Saturday, Nov. 13, 2021 | 5:06 p.m.
UNLV football deserved a win like this.
After suffering through so many contests this season in which they played well enough to win only to have the rug pulled from under them in the final minutes, Marcus Arroyo’s squad earned the right to weather a mistake-filled first half and find their footing in time to come out on the right side on the scoreboard.
That’s how Saturday’s matinee home matchup against Hawaii played out, with UNLV persevering through one of its sloppiest performances of the year to win its second straight, 27-13 over Hawaii at Allegiant Stadium.
Things started on a very shaky note for the scarlet and gray, as Hawaii took the opening kickoff and tossed a 79-yard touchdown on the first play from scrimmage. Instantly trailing 7-0, UNLV proceeded to commit three turnovers on its first four possessions. That should have been enough to seal their fate, but the defense rebounded after the disastrous first play and kept the damage to a minimum, holding Hawaii to a minuscule 3.2 yards per play over the final 59 minutes and 40 seconds.
For all the things UNLV did wrong against Hawaii—two interceptions, a fumbled snap, getting stuffed on 4th-and-inches on the goal line, allowing the long touchdown on the game’s first snap, etc.—the thing they got right was handing the ball to Charles Williams over and over again. The sixth-year senior logged the most carries of his long and distinguished college career and did major damage, running for 266 yards and three touchdowns on 38 attempts.
Williams’ most important carry came early in the third quarter. The teams went into halftime tied, 10-10, and UNLV received the ball to open the second half. Williams took a handoff and sprinted 64 yards down the right sideline before being tripped up at the Hawaii 22-yard line.
Three plays later Williams cut back through the middle of the field and walked into the end zone from seven yards out to give UNLV a 17-10 lead.
UNLV led 20-13 with four minutes left in the fourth quarter, but a Daniel Gutierrez 56-yard field goal attempt was blocked, leaving the door ajar for Hawaii to mount a game-tying drive. On 4th-and-3 at midfield the Warriors handed to Dedrick Parson, but UNLV linebacker Kyle Beaudry sifted through a mass of bodies and brought him down short of the line to gain.
It was the second straight week Beaudry has come up clutch after forcing two fumbles in last week’s triumph at New Mexico.
The senior Las Vegas native said his fourth-down stop unfolded just the way it does on the practice field.
“When it comes to that fourth-down stop, it’s something we work in practice,” Beaudry said. “Wednesday is short yardage, goal-line, red zone, 4-minute, 2-minute drives. It goes all the way back to camp. It’s just practice. I trusted my eyes and found the hole, made a tackle.”

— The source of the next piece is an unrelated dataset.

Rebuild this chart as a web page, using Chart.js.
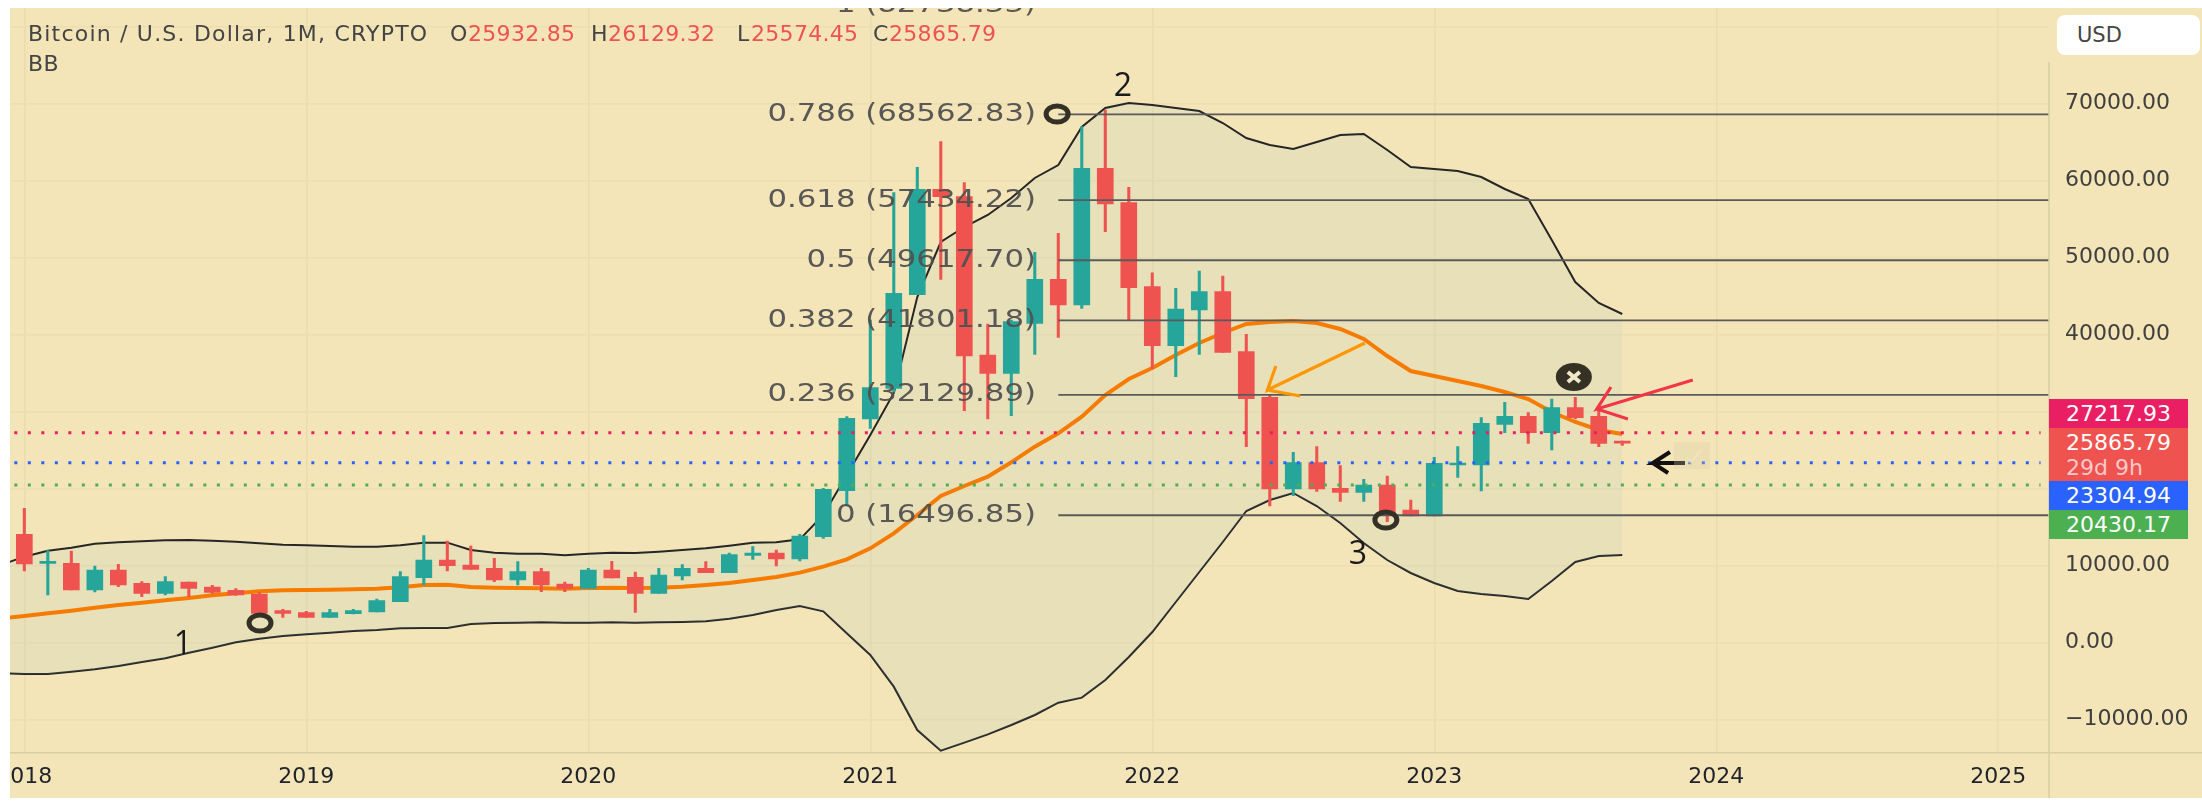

Williams put it on ice from there. Two plays after the turnover on downs he broke through the left side of the line and galloped 47 yards to the end zone to extend UNLV’s lead to 27-13.
With Saturday’s monster performance Williams has now run for 1,084 yards on the season with 13 touchdowns, and he has padded his school-record career rushing total to 4,024 yards.
Perhaps energized by back-to-back victories, Williams said he wasn’t tired even after toting the ball nearly 40 times.
“Fine, really,” he said of his physical state. “Honestly. I take care of my body a lot, I’m always in the training room getting treatment so I can be ready for games like this.”
UNLV has now won two straight games, which qualifies as a DiMaggio-esque streak after the program went the previous 23-and-a-half months without a victory. The scarlet and gray are 2-8 on the year and 2-4 in Mountain West play, with a home game against San Diego State set for next week and a finale road trip to Air Force on Nov. 26.
Arroyo said this was a game UNLV might not have won earlier in the season, but now that they’ve tasted victory they have gained a belief in themselves to close out.
“Pitching a shutout from the first play on, 59 minutes of no touchdowns…I thought they did a fantastic job,” Arroyo said. “The thing behind the stat lines that I’m most proud of is the resiliency of this group when things weren’t perfect. We’re turning the ball over, we’re playing ugly—we won ugly.”